-- Material start --

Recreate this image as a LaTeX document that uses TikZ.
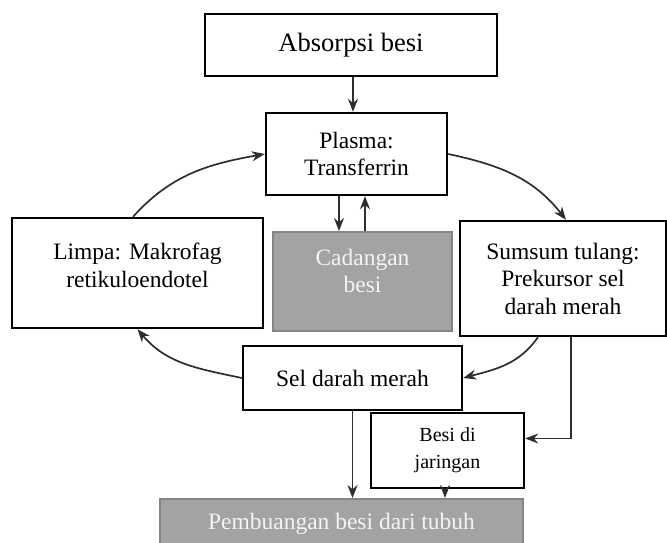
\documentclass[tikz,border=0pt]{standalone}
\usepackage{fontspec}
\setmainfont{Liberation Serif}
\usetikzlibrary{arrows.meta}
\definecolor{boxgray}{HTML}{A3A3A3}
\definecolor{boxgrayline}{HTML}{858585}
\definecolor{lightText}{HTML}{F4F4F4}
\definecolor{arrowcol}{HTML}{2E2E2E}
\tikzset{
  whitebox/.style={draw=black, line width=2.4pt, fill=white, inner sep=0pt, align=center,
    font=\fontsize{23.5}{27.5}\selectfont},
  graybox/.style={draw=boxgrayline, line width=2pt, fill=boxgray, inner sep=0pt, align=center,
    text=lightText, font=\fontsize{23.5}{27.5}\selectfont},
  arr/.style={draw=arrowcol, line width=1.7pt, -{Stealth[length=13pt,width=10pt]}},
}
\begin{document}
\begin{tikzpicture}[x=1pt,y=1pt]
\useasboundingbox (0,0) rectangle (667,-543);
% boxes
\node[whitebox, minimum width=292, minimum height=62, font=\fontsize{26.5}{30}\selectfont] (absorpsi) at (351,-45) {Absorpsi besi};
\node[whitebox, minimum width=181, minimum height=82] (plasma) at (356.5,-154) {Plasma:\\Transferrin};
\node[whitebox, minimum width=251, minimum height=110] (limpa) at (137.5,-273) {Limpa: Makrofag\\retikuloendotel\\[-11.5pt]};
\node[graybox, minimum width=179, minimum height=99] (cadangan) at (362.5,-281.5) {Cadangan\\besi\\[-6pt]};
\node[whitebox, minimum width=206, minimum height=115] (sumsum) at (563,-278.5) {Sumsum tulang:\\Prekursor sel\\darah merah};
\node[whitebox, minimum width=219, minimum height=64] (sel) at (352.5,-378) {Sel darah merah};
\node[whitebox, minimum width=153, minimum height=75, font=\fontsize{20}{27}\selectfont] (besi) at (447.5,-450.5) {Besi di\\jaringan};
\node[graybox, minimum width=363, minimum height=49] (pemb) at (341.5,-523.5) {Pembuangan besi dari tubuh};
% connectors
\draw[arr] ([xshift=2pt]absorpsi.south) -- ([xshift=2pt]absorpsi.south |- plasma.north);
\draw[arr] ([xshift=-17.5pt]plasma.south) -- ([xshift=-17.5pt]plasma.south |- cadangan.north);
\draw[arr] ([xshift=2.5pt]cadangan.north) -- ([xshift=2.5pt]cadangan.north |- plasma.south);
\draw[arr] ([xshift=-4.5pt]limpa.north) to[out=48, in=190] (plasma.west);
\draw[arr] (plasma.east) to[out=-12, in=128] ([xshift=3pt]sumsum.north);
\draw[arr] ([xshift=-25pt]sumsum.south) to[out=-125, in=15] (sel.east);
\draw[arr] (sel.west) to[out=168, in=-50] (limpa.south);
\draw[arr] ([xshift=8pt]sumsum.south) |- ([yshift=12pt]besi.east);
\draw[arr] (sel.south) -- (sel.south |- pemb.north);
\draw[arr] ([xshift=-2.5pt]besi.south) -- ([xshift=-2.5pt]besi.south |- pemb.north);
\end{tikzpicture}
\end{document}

-- Material end --

*The exercise*: Word for word, quote the full listing, omitting every picture.

*Final result*:
Recreate this image as a LaTeX document that uses TikZ.
\documentclass[tikz,border=0pt]{standalone}
\usepackage{fontspec}
\setmainfont{Liberation Serif}
\usetikzlibrary{arrows.meta}
\definecolor{boxgray}{HTML}{A3A3A3}
\definecolor{boxgrayline}{HTML}{858585}
\definecolor{lightText}{HTML}{F4F4F4}
\definecolor{arrowcol}{HTML}{2E2E2E}
\tikzset{
  whitebox/.style={draw=black, line width=2.4pt, fill=white, inner sep=0pt, align=center,
    font=\fontsize{23.5}{27.5}\selectfont},
  graybox/.style={draw=boxgrayline, line width=2pt, fill=boxgray, inner sep=0pt, align=center,
    text=lightText, font=\fontsize{23.5}{27.5}\selectfont},
  arr/.style={draw=arrowcol, line width=1.7pt, -{Stealth[length=13pt,width=10pt]}},
}
\begin{document}
\begin{tikzpicture}[x=1pt,y=1pt]
\useasboundingbox (0,0) rectangle (667,-543);
% boxes
\node[whitebox, minimum width=292, minimum height=62, font=\fontsize{26.5}{30}\selectfont] (absorpsi) at (351,-45) {Absorpsi besi};
\node[whitebox, minimum width=181, minimum height=82] (plasma) at (356.5,-154) {Plasma:\\Transferrin};
\node[whitebox, minimum width=251, minimum height=110] (limpa) at (137.5,-273) {Limpa: Makrofag\\retikuloendotel\\[-11.5pt]};
\node[graybox, minimum width=179, minimum height=99] (cadangan) at (362.5,-281.5) {Cadangan\\besi\\[-6pt]};
\node[whitebox, minimum width=206, minimum height=115] (sumsum) at (563,-278.5) {Sumsum tulang:\\Prekursor sel\\darah merah};
\node[whitebox, minimum width=219, minimum height=64] (sel) at (352.5,-378) {Sel darah merah};
\node[whitebox, minimum width=153, minimum height=75, font=\fontsize{20}{27}\selectfont] (besi) at (447.5,-450.5) {Besi di\\jaringan};
\node[graybox, minimum width=363, minimum height=49] (pemb) at (341.5,-523.5) {Pembuangan besi dari tubuh};
% connectors
\draw[arr] ([xshift=2pt]absorpsi.south) -- ([xshift=2pt]absorpsi.south |- plasma.north);
\draw[arr] ([xshift=-17.5pt]plasma.south) -- ([xshift=-17.5pt]plasma.south |- cadangan.north);
\draw[arr] ([xshift=2.5pt]cadangan.north) -- ([xshift=2.5pt]cadangan.north |- plasma.south);
\draw[arr] ([xshift=-4.5pt]limpa.north) to[out=48, in=190] (plasma.west);
\draw[arr] (plasma.east) to[out=-12, in=128] ([xshift=3pt]sumsum.north);
\draw[arr] ([xshift=-25pt]sumsum.south) to[out=-125, in=15] (sel.east);
\draw[arr] (sel.west) to[out=168, in=-50] (limpa.south);
\draw[arr] ([xshift=8pt]sumsum.south) |- ([yshift=12pt]besi.east);
\draw[arr] (sel.south) -- (sel.south |- pemb.north);
\draw[arr] ([xshift=-2.5pt]besi.south) -- ([xshift=-2.5pt]besi.south |- pemb.north);
\end{tikzpicture}
\end{document}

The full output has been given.